The Trump administration has exacerbated global trade tensions by issuing an executive order to impose a sweeping 10% tariff on all imports entering the United States, effective April 5, 2025. Additionally, reciprocal tariffs ranging from 11% to 50% were announced for 57 countries accused of discriminatory trade practices, set to take effect on April 9. Goods compliant with the United States-Mexico-Canada Agreement (USMCA) are exempt from these tariffs; however, non-compliant imports from Canada and Mexico remain subject to a separate 25% tax imposed in March. China faces one of the steepest tariff rates at 34%, which will rise to an effective rate of 54% on April 9, making it one of the most targeted nations in this trade war. Economists state that this is the most significant shift in US trade policy since the 1930s Tariff Act and warn that the ramifications of these tariffs could lead to a rise in consumer prices of over 2%, disrupt supply chains, significantly impact businesses, and increase the likelihood of a recession and global economic slowdown.

International markets are reeling from US President Donald Trump's tariffs. Asian stock markets from Shanghai to Tokyo and Sydney to Hong Kong plummeted to levels not seen in decades. The European markets also declined, with banks and defense firms experiencing the most significant drops. Some of the stocks of the "magnificent seven," including Nvidia, Amazon, Apple, Microsoft, Meta, Tesla, and Alphabet, plunged as Trump announced further taxes on China. Some technology experts stated that Apple has the most significant exposure to American tariffs on Chinese goods because most of the iPhones are assembled in China; though Apple secured exemptions to the US tariffs on China during Trump's first term, analysts are skeptical if Apple can secure waivers this time despite Apple's announcement to invest more than $500 billion in the US over the next four years.

International markets are reeling from US President Donald Trump's tariffs

The global slump is the result of new tariffs announced, ranging from 10% to 50% in most countries. Global stock markets have lost trillions of dollars in value since the Trump administration announced sweeping 10% import taxes on all goods entering the United States from every country, with key partners such as China, the European Union, and Vietnam facing higher tariffs. Generally, what happens to the stock market does not directly affect the economy because it represents investor sentiment and future expectations rather than current economic conditions. However, significant drops in stock market values can indirectly affect the economy by influencing consumer confidence, business investment, and financial stability. The economy is said to be in recession when the total of everything a country spends or exports shrinks for two consecutive, substantial three-month periods or experiences a significant decline across key indicators, such as GDP, employment, and industrial production, over several months.
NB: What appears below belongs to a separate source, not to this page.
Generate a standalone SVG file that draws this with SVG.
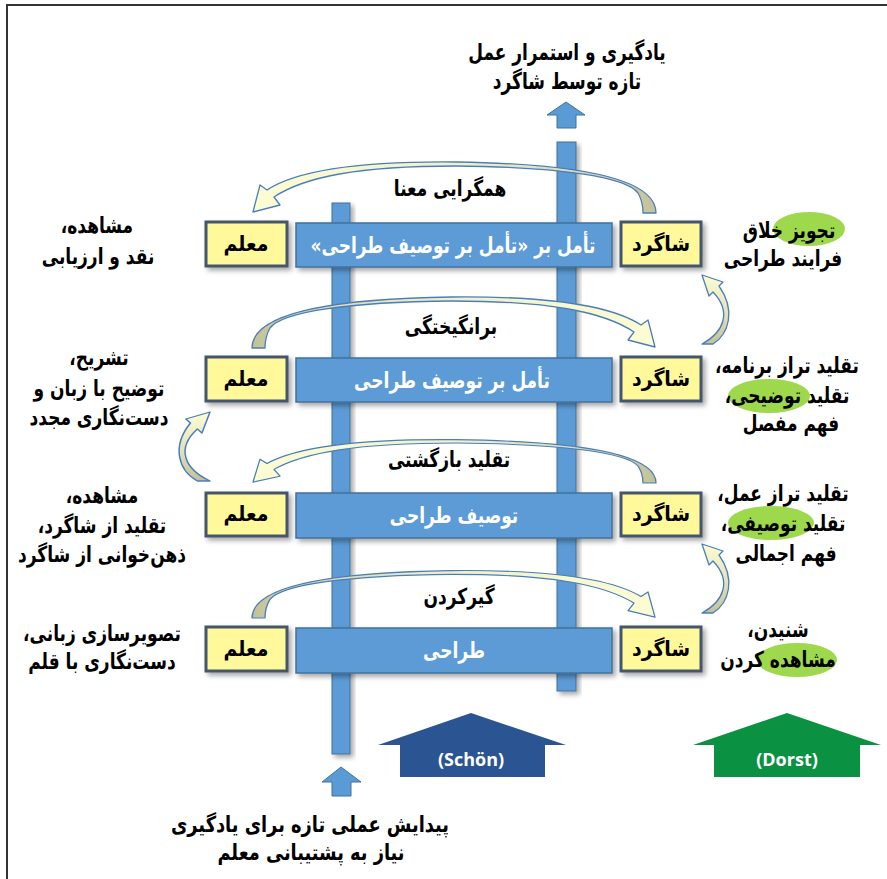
<svg xmlns="http://www.w3.org/2000/svg" xmlns:xlink="http://www.w3.org/1999/xlink" width="887" height="879" viewBox="0 0 887 879">
  <style>
    .fa { font-family: "DejaVu Sans Condensed", "DejaVu Sans", sans-serif; font-stretch: condensed; font-weight: bold; direction: rtl; text-anchor: middle; }
    .nar { transform-box: fill-box; transform-origin: center; transform: scaleX(0.86); }
    .lbl { font-size: 22px; fill: #000; }
    .side { font-size: 22px; fill: #000; }
    .head { font-size: 23px; fill: #000; transform-box: fill-box; transform-origin: center; transform: scaleX(0.82); }
    .orig { font-size: 22px; fill: #000; transform-box: fill-box; transform-origin: center; transform: scaleX(0.9); }
    .box-y { fill: #fff99c; stroke: #44546a; stroke-width: 3; }
    .box-b { fill: #5b9bd5; stroke: #41719c; stroke-width: 1.5; }
    .bar { fill: #5b9bd5; stroke: #41719c; stroke-width: 1; }
    .btxt { font-size: 22px; fill: #fff; }
    .ytxt { font-size: 21px; fill: #000; }
    .hl { fill: #9ed84c; }
    .carrow { stroke: #4a7ebb; stroke-width: 1.3; stroke-linejoin: round; }
    .latin { font-family: "Open Sans", "DejaVu Sans", sans-serif; font-weight: bold; font-size: 18px; fill: #fff; text-anchor: middle; }
  </style>
  <defs>
    <filter id="shadow" x="-20%" y="-20%" width="150%" height="160%">
      <feDropShadow dx="3" dy="3" stdDeviation="2.5" flood-color="#000" flood-opacity="0.35"/>
    </filter>
    <linearGradient id="ribbonH" x1="0" y1="0" x2="1" y2="0">
      <stop offset="0" stop-color="#c3c197"/>
      <stop offset="0.1" stop-color="#d3d1aa"/>
      <stop offset="0.45" stop-color="#eeefcb"/>
      <stop offset="1" stop-color="#fdfdd4"/>
    </linearGradient>
    <linearGradient id="ribbonV" x1="0" y1="1" x2="0" y2="0">
      <stop offset="0" stop-color="#c3c197"/>
      <stop offset="0.4" stop-color="#e0dfba"/>
      <stop offset="1" stop-color="#fdfdd4"/>
    </linearGradient>
    <!-- curved ribbon arrow over a level: tail at origin, head to the right -->
    <path id="arcH" class="carrow" fill="url(#ribbonH)" d="M0,0 C0,-30 60,-49 200,-51 C300,-52 360,-42 389,-23 L396,-28 L403,-1 L376,-8 L382,-16 C352,-36 298,-47 200,-47 C95,-46 30,-36 18,-20 C14,-13 13,-6 13,0 Z"/>
    <!-- curved ribbon arrow between levels: tail at origin, head up-left -->
    <path id="arcV" class="carrow" fill="url(#ribbonV)" d="M0,0 C22,-12 30,-32 11,-52 L7,-48 L0,-69 L21,-62 L17,-58 C34,-34 27,-10 11,0 Z"/>
  </defs>

  <rect width="887" height="879" fill="#fff"/>
  <path d="M7,879 V5 H887" fill="none" stroke="#333" stroke-width="2"/>

  <!-- vertical flows -->
  <g id="flows">
    <rect class="bar" x="557" y="142" width="19" height="549" filter="url(#shadow)"/>
    <rect class="bar" x="332" y="203" width="18" height="551" filter="url(#shadow)"/>
    <path class="bar" d="M566,102 L585,115 L576,115 L576,128 L557,128 L557,115 L547,115 Z"/>
    <path class="bar" d="M341,767 L361,782 L351,782 L351,796 L332,796 L332,782 L322,782 Z"/>
  </g>

  <!-- connectors -->
  <g id="connectors">
    <use xlink:href="#arcH" transform="translate(656,213) scale(-1,1)"/>
    <use xlink:href="#arcH" transform="translate(252,348)"/>
    <use xlink:href="#arcH" transform="translate(656,483) scale(-1,0.85)"/>
    <use xlink:href="#arcH" transform="translate(252,618) scale(1,0.93)"/>
    <use xlink:href="#arcV" transform="translate(702,344)"/>
    <use xlink:href="#arcV" transform="translate(702,613)"/>
    <use xlink:href="#arcV" transform="translate(210,481) scale(-1.15,1)"/>
  </g>

  <!-- level 1 -->
  <g id="level1">
    <rect class="box-b" x="296" y="223" width="316" height="44" filter="url(#shadow)"/>
    <text class="fa btxt nar" x="453" y="253">تأمل بر «تأمل بر توصیف طراحی»</text>
  </g>
  <g id="teacher1">
    <rect class="box-y" x="206" y="222" width="81" height="44" filter="url(#shadow)"/>
    <text class="fa ytxt" x="246" y="251">معلم</text>
  </g>
  <g id="student1">
    <rect class="box-y" x="621" y="222" width="80" height="44" filter="url(#shadow)"/>
    <text class="fa ytxt" x="661" y="251">شاگرد</text>
  </g>

  <!-- level 2 -->
  <g id="level2">
    <rect class="box-b" x="296" y="358" width="316" height="44" filter="url(#shadow)"/>
    <text class="fa btxt nar" x="452" y="388">تأمل بر توصیف طراحی</text>
  </g>
  <g id="teacher2">
    <rect class="box-y" x="206" y="357" width="81" height="44" filter="url(#shadow)"/>
    <text class="fa ytxt" x="246" y="386">معلم</text>
  </g>
  <g id="student2">
    <rect class="box-y" x="621" y="357" width="80" height="44" filter="url(#shadow)"/>
    <text class="fa ytxt" x="661" y="386">شاگرد</text>
  </g>

  <!-- level 3 -->
  <g id="level3">
    <rect class="box-b" x="296" y="493" width="316" height="45" filter="url(#shadow)"/>
    <text class="fa btxt nar" x="454" y="523">توصیف طراحی</text>
  </g>
  <g id="teacher3">
    <rect class="box-y" x="206" y="493" width="81" height="43" filter="url(#shadow)"/>
    <text class="fa ytxt" x="246" y="521">معلم</text>
  </g>
  <g id="student3">
    <rect class="box-y" x="621" y="493" width="80" height="43" filter="url(#shadow)"/>
    <text class="fa ytxt" x="661" y="521">شاگرد</text>
  </g>

  <!-- level 4 -->
  <g id="level4">
    <rect class="box-b" x="296" y="628" width="316" height="45" filter="url(#shadow)"/>
    <text class="fa btxt nar" x="454" y="658">طراحی</text>
  </g>
  <g id="teacher4">
    <rect class="box-y" x="206" y="627" width="81" height="44" filter="url(#shadow)"/>
    <text class="fa ytxt" x="246" y="656">معلم</text>
  </g>
  <g id="student4">
    <rect class="box-y" x="621" y="627" width="80" height="44" filter="url(#shadow)"/>
    <text class="fa ytxt" x="661" y="656">شاگرد</text>
  </g>

  <!-- arc labels -->
  <g id="arc-labels">
    <text class="fa lbl nar" x="450" y="196">همگرایی معنا</text>
    <text class="fa lbl nar" x="451" y="334">برانگیختگی</text>
    <text class="fa lbl nar" x="449" y="467">تقلید بازگشتی</text>
    <text class="fa lbl nar" x="459" y="604">گیرکردن</text>
  </g>

  <!-- teacher-side notes -->
  <g id="teacher-notes">
    <text class="fa side nar" x="97" y="233">مشاهده،</text>
    <text class="fa side nar" x="98" y="264">نقد و ارزیابی</text>
    <text class="fa side nar" x="99" y="365">تشریح،</text>
    <text class="fa side nar" x="99" y="396">توضیح با زبان و</text>
    <text class="fa side nar" x="99" y="425">دست‌نگاری مجدد</text>
    <text class="fa side nar" x="102" y="503">مشاهده،</text>
    <text class="fa side nar" x="102" y="533">تقلید از شاگرد،</text>
    <text class="fa side nar" x="102" y="562">ذهن‌خوانی از شاگرد</text>
    <text class="fa side nar" x="102" y="641">تصویرسازی زبانی،</text>
    <text class="fa side nar" x="102" y="669">دست‌نگاری با قلم</text>
  </g>

  <!-- student-side notes -->
  <g id="student-notes">
    <ellipse class="hl" cx="809" cy="229" rx="36" ry="17"/>
    <ellipse class="hl" cx="769" cy="396" rx="41" ry="17"/>
    <ellipse class="hl" cx="771" cy="523" rx="43" ry="17"/>
    <ellipse class="hl" cx="797" cy="660" rx="40" ry="17"/>
    <text class="fa side nar" x="789" y="238">تجویز خلاق</text>
    <text class="fa side nar" x="783" y="266">فرایند طراحی</text>
    <text class="fa side nar" x="787" y="373">تقلید تراز برنامه،</text>
    <text class="fa side nar" x="787" y="403">تقلید توضیحی،</text>
    <text class="fa side nar" x="791" y="431">فهم مفصل</text>
    <text class="fa side nar" x="783" y="501">تقلید تراز عمل،</text>
    <text class="fa side nar" x="783" y="531">تقلید توصیفی،</text>
    <text class="fa side nar" x="786" y="561">فهم اجمالی</text>
    <text class="fa side nar" x="778" y="637">شنیدن،</text>
    <text class="fa side nar" x="778" y="667">مشاهده کردن</text>
  </g>

  <!-- outcome and starting point -->
  <g id="outcome">
    <text class="fa head" x="567" y="60">یادگیری و استمرار عمل</text>
    <text class="fa head" x="567" y="89">تازه توسط شاگرد</text>
  </g>
  <g id="origin">
    <text class="fa orig" x="310" y="832">پیدایش عملی تازه برای یادگیری</text>
    <text class="fa orig" x="311" y="860">نیاز به پشتیبانی معلم</text>
  </g>

  <!-- theory arrows -->
  <g id="schon">
    <path d="M471,713 L566,745 L545,745 L545,777 L400,777 L400,745 L378,745 Z" fill="#2a5592"/>
    <text class="latin" x="471" y="766">(Schön)</text>
  </g>
  <g id="dorst">
    <path d="M787,713 L881,745 L860,745 L860,777 L714,777 L714,745 L693,745 Z" fill="#0a9142"/>
    <text class="latin" x="787" y="766">(Dorst)</text>
  </g>
</svg>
While this might not happen immediately, there are warning signs, and a significant risk exists that it could impact the US, UK, and EU markets, according to many economic analysts.

The Asian manufacturing hub that relies on US markets for exports ranging from textiles to cars will be the worst hit. The tariffs will affect developed countries, such as Japan and South Korea, with a 26% tariff, as well as emerging economies like Vietnam, which will face a 46% tariff levy. The list of trade wars includes Cambodia at 49%, Thailand at 36%, India at 26%, the EU at 20%, Bangladesh at 37%, and Singapore, New Zealand, and Australia at 10%, with China at the highest, at 54% in total. Asia is bearing the brunt of the new regime of higher taxes, and there is mounting concern among Asian economies that the trade war could trigger a slowdown or recession in the US economy, which could, in turn, harm Asian exports.

Tariff announcements are contributing to perceptions of inflation and recession. Goldman Sachs predicts a 45% chance that the US will fall into recession within the next 12 months. Many other Wall Street firms are also revising their forecast for a recession in the wake of Trump's tariffs announcements. JP Morgan has also issued a revised prediction, stating that there is a 60% chance that the US and global economies will enter a recession. Emerging economies will be affected in both the short and long term.

The Trump administration has clearly stated that it has no plans to pause the global tariffs despite the world's stock market experiencing turbulence. Trump further reiterates that an additional 50% tariffs will be imposed on Beijing if they do not withdraw the retaliatory levy by mid-April 2025. If these taxes are imposed, it means that some U.S. companies that are importing goods from China will face a total tariff of 104%.

The tariffs announced by the Trump administration have had an indelible impact, triggering chaos in global stock markets, disrupting supply chains, and leading to a steep decline in investor confidence. As nations and businesses grapple with navigating the unprecedented new tariff regime, the world is left in a state of economic instability that is predicted to be prolonged. The trade war will reshape geopolitical relationships, leaving policymakers and industries groping with the tectonic consequences.